• [DESCRIPTION OF THE TASK]
Reproduce the listing below exactly. Pictures do not belong in the copy.

• [RECORDED DATA]
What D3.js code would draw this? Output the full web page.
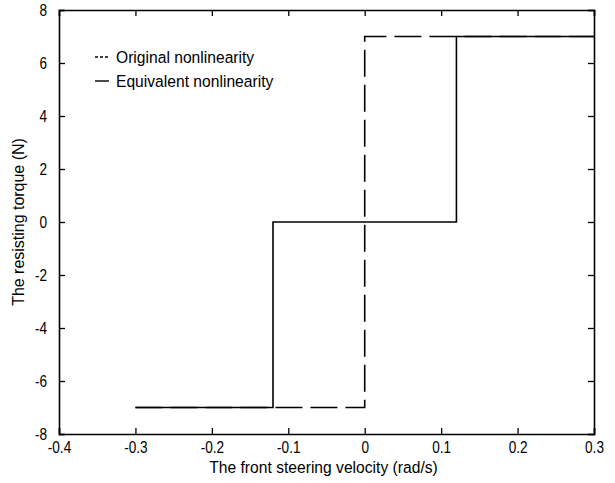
<!DOCTYPE html>
<html>
<head>
<meta charset="utf-8">
<script src="https://cdn.jsdelivr.net/npm/d3@7"></script>
<style>
  body { margin: 0; background: #fff; }
  svg text { font-family: "Liberation Sans", Arial, sans-serif; fill: #000; }
</style>
</head>
<body>
<div id="chart"></div>
<script>
// data
const original = [[-0.3, -7], [0, -7], [0, 7], [0.3, 7]];
const equivalent = [[-0.3, -7], [-0.12, -7], [-0.12, 0], [0.12, 0], [0.12, 7], [0.3, 7]];
const xTicks = [-0.4, -0.3, -0.2, -0.1, 0, 0.1, 0.2, 0.3];
const yTicks = [-8, -6, -4, -2, 0, 2, 4, 6, 8];
const legendItems = ["Original nonlinearity", "Equivalent nonlinearity"];

const W = 615, H = 483;
const margin = {left: 59, right: 21, top: 10, bottom: 49};
const width = W - margin.left - margin.right;
const height = H - margin.top - margin.bottom;

const svg = d3.select("#chart").append("svg")
  .attr("width", W).attr("height", H);

const g = svg.append("g").attr("transform", `translate(${margin.left},${margin.top})`);

const x = d3.scaleLinear().domain([-0.4, 0.3]).range([0, width]);
const y = d3.scaleLinear().domain([-8, 8]).range([height, 0]);

const fmt = d => d === 0 ? "0" : String(d);

// squeeze text sideways, the original uses a narrow helvetica
function narrow(sel, k) {
  sel.each(function() {
    const t = d3.select(this);
    const tx = +(t.attr("x") || 0);
    t.attr("x", tx / k).attr("transform", `scale(${k},1)`);
  });
}

// axes, ticks inward like matlab
const axB = g.append("g").attr("transform", `translate(0,${height})`)
  .call(d3.axisBottom(x).tickValues(xTicks).tickFormat(fmt).tickSize(-6).tickPadding(9));
const axT = g.append("g")
  .call(d3.axisTop(x).tickValues(xTicks).tickFormat("").tickSize(-6));
const axL = g.append("g")
  .call(d3.axisLeft(y).tickValues(yTicks).tickFormat(fmt).tickSize(-6).tickPadding(12));
const axR = g.append("g").attr("transform", `translate(${width},0)`)
  .call(d3.axisRight(y).tickValues(yTicks).tickFormat("").tickSize(-6));

[axB, axT, axL, axR].forEach(a => {
  a.select(".domain").attr("stroke", "#000").attr("stroke-width", 1.6);
  a.selectAll(".tick line").attr("stroke", "#000").attr("stroke-width", 1.3);
  a.selectAll("text").style("font-size", "17px").attr("fill", "#000");
});
axB.selectAll("text").attr("dy", "0.6em");
narrow(axB.selectAll("text"), 0.8);
narrow(axL.selectAll("text"), 0.8);

const line = d3.line().x(d => x(d[0])).y(d => y(d[1]));

g.append("path").datum(original)
  .attr("d", line).attr("fill", "none").attr("stroke", "#000")
  .attr("stroke-width", 1.6).attr("stroke-dasharray", "27,8");

g.append("path").datum(equivalent)
  .attr("d", line).attr("fill", "none").attr("stroke", "#000")
  .attr("stroke-width", 1.6);

// legend
const leg = g.append("g").attr("transform", "translate(36,47)");
leg.selectAll("line").data(legendItems).join("line")
  .attr("x1", 0).attr("x2", 14)
  .attr("y1", (d, i) => i * 24).attr("y2", (d, i) => i * 24)
  .attr("stroke", "#000").attr("stroke-width", 1.4)
  .attr("stroke-dasharray", (d, i) => i === 0 ? "3,2" : null);
const legText = leg.selectAll("text").data(legendItems).join("text")
  .attr("x", 21).attr("y", (d, i) => i * 24).attr("dy", "0.35em")
  .style("font-size", "17px").text(d => d);
narrow(legText, 0.92);

// axis titles
const xTitle = svg.append("text")
  .attr("x", margin.left + width / 2 - 3).attr("y", H - 10)
  .attr("text-anchor", "middle").style("font-size", "17px")
  .text("The front steering velocity (rad/s)");
narrow(xTitle, 0.92);

svg.append("text")
  .attr("transform", `translate(24,${margin.top + height / 2}) rotate(-90) scale(0.94,1)`)
  .attr("text-anchor", "middle").style("font-size", "17px")
  .text("The resisting torque (N)");
</script>
</body>
</html>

• [SOLUTION TO THIS EXERCISE]
What D3.js code would draw this? Output the full web page.
<!DOCTYPE html>
<html>
<head>
<meta charset="utf-8">
<script src="https://cdn.jsdelivr.net/npm/d3@7"></script>
<style>
  body { margin: 0; background: #fff; }
  svg text { font-family: "Liberation Sans", Arial, sans-serif; fill: #000; }
</style>
</head>
<body>
<div id="chart"></div>
<script>
// data
const original = [[-0.3, -7], [0, -7], [0, 7], [0.3, 7]];
const equivalent = [[-0.3, -7], [-0.12, -7], [-0.12, 0], [0.12, 0], [0.12, 7], [0.3, 7]];
const xTicks = [-0.4, -0.3, -0.2, -0.1, 0, 0.1, 0.2, 0.3];
const yTicks = [-8, -6, -4, -2, 0, 2, 4, 6, 8];
const legendItems = ["Original nonlinearity", "Equivalent nonlinearity"];

const W = 615, H = 483;
const margin = {left: 59, right: 21, top: 10, bottom: 49};
const width = W - margin.left - margin.right;
const height = H - margin.top - margin.bottom;

const svg = d3.select("#chart").append("svg")
  .attr("width", W).attr("height", H);

const g = svg.append("g").attr("transform", `translate(${margin.left},${margin.top})`);

const x = d3.scaleLinear().domain([-0.4, 0.3]).range([0, width]);
const y = d3.scaleLinear().domain([-8, 8]).range([height, 0]);

const fmt = d => d === 0 ? "0" : String(d);

// squeeze text sideways, the original uses a narrow helvetica
function narrow(sel, k) {
  sel.each(function() {
    const t = d3.select(this);
    const tx = +(t.attr("x") || 0);
    t.attr("x", tx / k).attr("transform", `scale(${k},1)`);
  });
}

// axes, ticks inward like matlab
const axB = g.append("g").attr("transform", `translate(0,${height})`)
  .call(d3.axisBottom(x).tickValues(xTicks).tickFormat(fmt).tickSize(-6).tickPadding(9));
const axT = g.append("g")
  .call(d3.axisTop(x).tickValues(xTicks).tickFormat("").tickSize(-6));
const axL = g.append("g")
  .call(d3.axisLeft(y).tickValues(yTicks).tickFormat(fmt).tickSize(-6).tickPadding(12));
const axR = g.append("g").attr("transform", `translate(${width},0)`)
  .call(d3.axisRight(y).tickValues(yTicks).tickFormat("").tickSize(-6));

[axB, axT, axL, axR].forEach(a => {
  a.select(".domain").attr("stroke", "#000").attr("stroke-width", 1.6);
  a.selectAll(".tick line").attr("stroke", "#000").attr("stroke-width", 1.3);
  a.selectAll("text").style("font-size", "17px").attr("fill", "#000");
});
axB.selectAll("text").attr("dy", "0.6em");
narrow(axB.selectAll("text"), 0.8);
narrow(axL.selectAll("text"), 0.8);

const line = d3.line().x(d => x(d[0])).y(d => y(d[1]));

g.append("path").datum(original)
  .attr("d", line).attr("fill", "none").attr("stroke", "#000")
  .attr("stroke-width", 1.6).attr("stroke-dasharray", "27,8");

g.append("path").datum(equivalent)
  .attr("d", line).attr("fill", "none").attr("stroke", "#000")
  .attr("stroke-width", 1.6);

// legend
const leg = g.append("g").attr("transform", "translate(36,47)");
leg.selectAll("line").data(legendItems).join("line")
  .attr("x1", 0).attr("x2", 14)
  .attr("y1", (d, i) => i * 24).attr("y2", (d, i) => i * 24)
  .attr("stroke", "#000").attr("stroke-width", 1.4)
  .attr("stroke-dasharray", (d, i) => i === 0 ? "3,2" : null);
const legText = leg.selectAll("text").data(legendItems).join("text")
  .attr("x", 21).attr("y", (d, i) => i * 24).attr("dy", "0.35em")
  .style("font-size", "17px").text(d => d);
narrow(legText, 0.92);

// axis titles
const xTitle = svg.append("text")
  .attr("x", margin.left + width / 2 - 3).attr("y", H - 10)
  .attr("text-anchor", "middle").style("font-size", "17px")
  .text("The front steering velocity (rad/s)");
narrow(xTitle, 0.92);

svg.append("text")
  .attr("transform", `translate(24,${margin.top + height / 2}) rotate(-90) scale(0.94,1)`)
  .attr("text-anchor", "middle").style("font-size", "17px")
  .text("The resisting torque (N)");
</script>
</body>
</html>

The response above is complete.